GIVEN MATERIAL:
※

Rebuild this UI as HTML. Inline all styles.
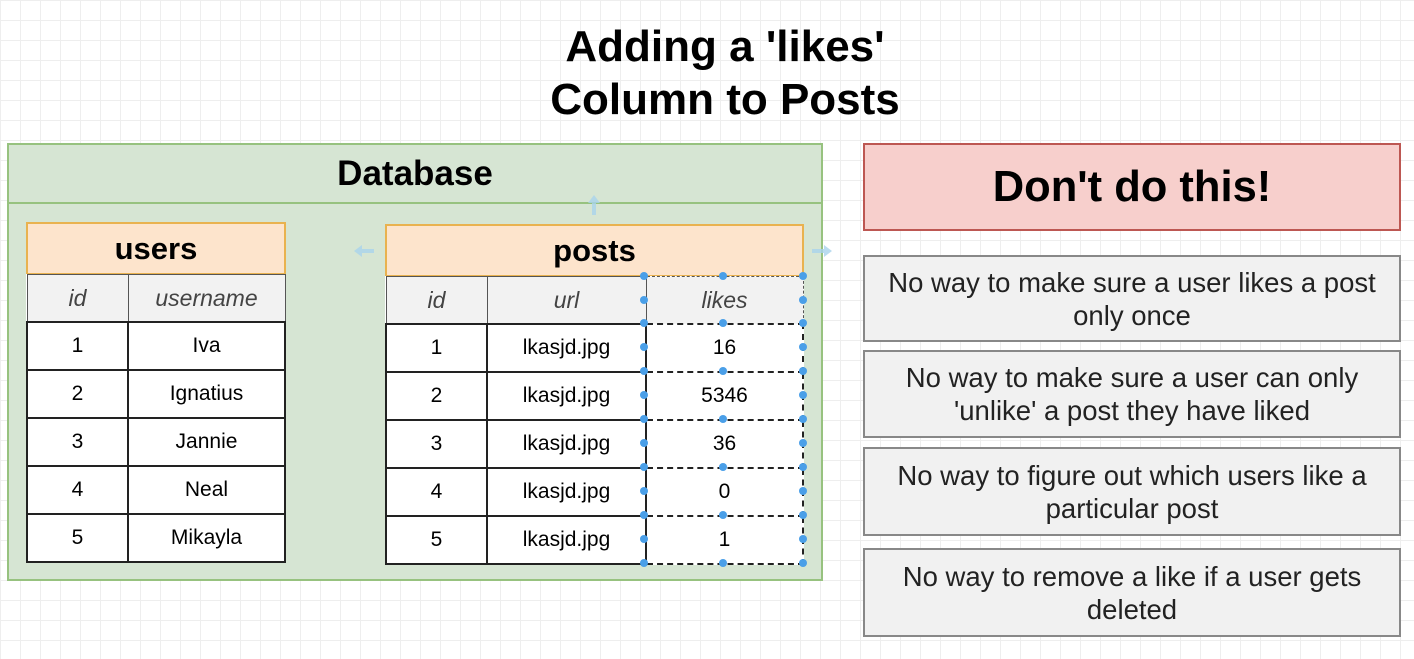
<!DOCTYPE html>
<html><head><style>
body{margin:0;width:1414px;height:659px;overflow:hidden;background:#fff;
background-image:linear-gradient(#eeeeee 1px,transparent 1px),linear-gradient(90deg,#eeeeee 1px,transparent 1px);background-size:20px 20px;
font-family:"Liberation Sans",sans-serif;position:relative}
.a{position:absolute;box-sizing:border-box}
.t{display:flex;align-items:center;justify-content:center;text-align:center}
table{border-collapse:collapse;position:absolute;background:#fff}
td{border:2px solid #222;text-align:center;font-size:21px;height:46px;padding:0}
th{border:1px solid #555;background:#f2f2f2;font-style:italic;font-weight:normal;color:#444;font-size:23px;height:46px;padding:0}
.g{background:#f1f1f1;border:2px solid #888;font-size:27.5px;color:#222;line-height:33px}
</style></head><body>
<div class="a t" style="left:425px;top:20px;width:600px;height:106px;font-weight:bold;font-size:44px;line-height:53px">Adding a 'likes'<br>Column to Posts</div>
<div class="a" style="left:7px;top:143px;width:816px;height:438px;background:#d6e5d3;border:2px solid #97c27f"></div>
<div class="a t" style="left:7px;top:143px;width:816px;height:61px;border:2px solid #97c27f;font-weight:bold;font-size:35px">Database</div>
<div class="a t" style="left:26px;top:222px;width:260px;height:53px;background:#fde4cc;border:2px solid #e9b24f;font-weight:bold;font-size:31px">users</div>
<table style="left:26px;top:274px;width:260px">
<tr><th style="width:100px">id</th><th>username</th></tr>
<tr><td>1</td><td>Iva</td></tr><tr><td>2</td><td>Ignatius</td></tr><tr><td>3</td><td>Jannie</td></tr><tr><td>4</td><td>Neal</td></tr><tr><td>5</td><td>Mikayla</td></tr>
</table>
<div class="a t" style="left:385px;top:224px;width:419px;height:53px;background:#fde4cc;border:2px solid #e9b24f;font-weight:bold;font-size:31px">posts</div>
<table style="left:385px;top:276px;width:419px">
<tr><th style="width:100px">id</th><th style="width:158px">url</th><th style="border-style:dashed">likes</th></tr>
<tr><td>1</td><td>lkasjd.jpg</td><td style="border-style:dashed">16</td></tr>
<tr><td>2</td><td>lkasjd.jpg</td><td style="border-style:dashed">5346</td></tr>
<tr><td>3</td><td>lkasjd.jpg</td><td style="border-style:dashed">36</td></tr>
<tr><td>4</td><td>lkasjd.jpg</td><td style="border-style:dashed">0</td></tr>
<tr><td>5</td><td>lkasjd.jpg</td><td style="border-style:dashed">1</td></tr>
</table>
<svg class="a" style="left:0;top:0" width="1414" height="659">
<g fill="#4a9fe8">
<circle cx="644" cy="276" r="4"/><circle cx="723" cy="276" r="4"/><circle cx="803" cy="276" r="4"/>
<circle cx="644" cy="300" r="4"/><circle cx="803" cy="300" r="4"/>
<circle cx="644" cy="323" r="4"/><circle cx="723" cy="323" r="4"/><circle cx="803" cy="323" r="4"/>
<circle cx="644" cy="347" r="4"/><circle cx="803" cy="347" r="4"/>
<circle cx="644" cy="371" r="4"/><circle cx="723" cy="371" r="4"/><circle cx="803" cy="371" r="4"/>
<circle cx="644" cy="395" r="4"/><circle cx="803" cy="395" r="4"/>
<circle cx="644" cy="419" r="4"/><circle cx="723" cy="419" r="4"/><circle cx="803" cy="419" r="4"/>
<circle cx="644" cy="443" r="4"/><circle cx="803" cy="443" r="4"/>
<circle cx="644" cy="467" r="4"/><circle cx="723" cy="467" r="4"/><circle cx="803" cy="467" r="4"/>
<circle cx="644" cy="491" r="4"/><circle cx="803" cy="491" r="4"/>
<circle cx="644" cy="515" r="4"/><circle cx="723" cy="515" r="4"/><circle cx="803" cy="515" r="4"/>
<circle cx="644" cy="539" r="4"/><circle cx="803" cy="539" r="4"/>
<circle cx="644" cy="563" r="4"/><circle cx="723" cy="563" r="4"/><circle cx="803" cy="563" r="4"/>
</g>
<g fill="#a9d3ec" opacity="0.8">
<path d="M594 195l-6 8h4v12h4v-12h4z"/><path d="M354 251l8-6v4h12v4h-12v4z"/><path d="M832 251l-8-6v4h-12v4h12v4z"/>
</g>
</svg>
<div class="a t" style="left:863px;top:143px;width:538px;height:88px;background:#f7cfcc;border:2px solid #bd5752;font-weight:bold;font-size:43.5px">Don't do this!</div>
<div class="a t g" style="left:863px;top:255px;width:538px;height:87px">No way to make sure a user likes a post<br>only once</div>
<div class="a t g" style="left:863px;top:350px;width:538px;height:88px">No way to make sure a user can only<br>'unlike' a post they have liked</div>
<div class="a t g" style="left:863px;top:447px;width:538px;height:89px">No way to figure out which users like a<br>particular post</div>
<div class="a t g" style="left:863px;top:548px;width:538px;height:89px">No way to remove a like if a user gets<br>deleted</div>
</body></html>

※

DIRECTIVE: Tell how many lines in the material contain the word "this". Only the number is wanted.

TASK OUTPUT: 2